Scientists have made the incredible discovery that the Earth's daily 24-hour rotation period is encoded in the KaiC protein at the atomic level.
This protein is expressed in cyanobacterial cells, and the finding could help researchers solve the mystery of how the circadian period of biological clocks is determined, the National Institutes of Natural Sciences reported.
Many organisms regulate their biological activities using this mysterious internal clock, but scientists are largely unsure of how it works. To gain insight into the phenomenon, researchers reconstructed the circadian clock in cyanobacteria by mixing the proteins KaiA, KaiB, and KaiC with ATP. KaiC ATPase activity was observed to exhibit and oscillating component even when KaiA and KaiB were absent. The researchers found this had a frequency of 0.91 day-1, which coincides with the Earth's 24-hour rotation period. This suggests KaiC is the source of biological functions that are linked with the rotation of the planet.

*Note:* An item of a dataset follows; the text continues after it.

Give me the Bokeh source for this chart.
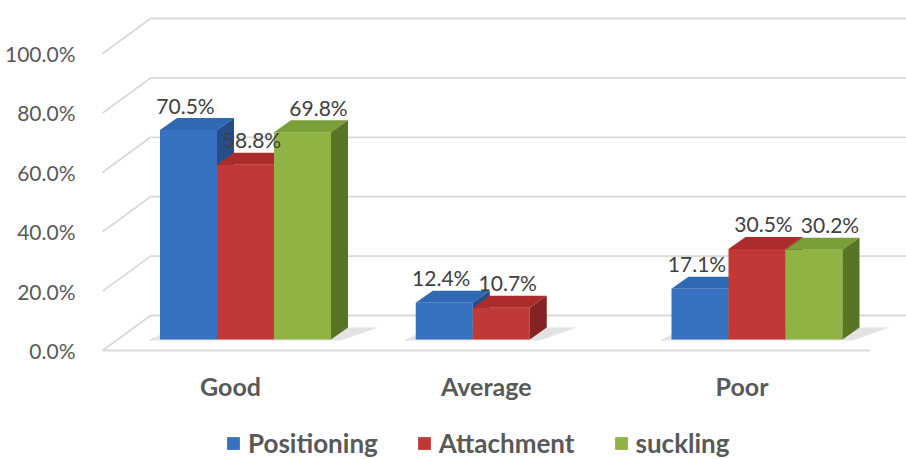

The study provides the first atomic-level demonstration that protein molecules are capable of creating 4-hour rhythms by regulating molecular structure and reactivity.
"The fact that a water molecule, ATP, the polypeptide chain, and other universal biological components are involved in this regulation suggests that humans and other complex organisms may also share a similar molecular machinery. In the crowded intracellular environment that contains a myriad of molecular signals, KaiC demonstrates long-paced oscillations using a small amount of energy generated through ATP consumption. This clever mechanism for timekeeping in a noisy environment may inspire development of highly efficient and sustainable chemical reaction processes and molecular-system-based information processing," said Lab head and CIMoS Director Professor Shuji Akiyama.
The findings were published in a recent edition of the journal Science Express.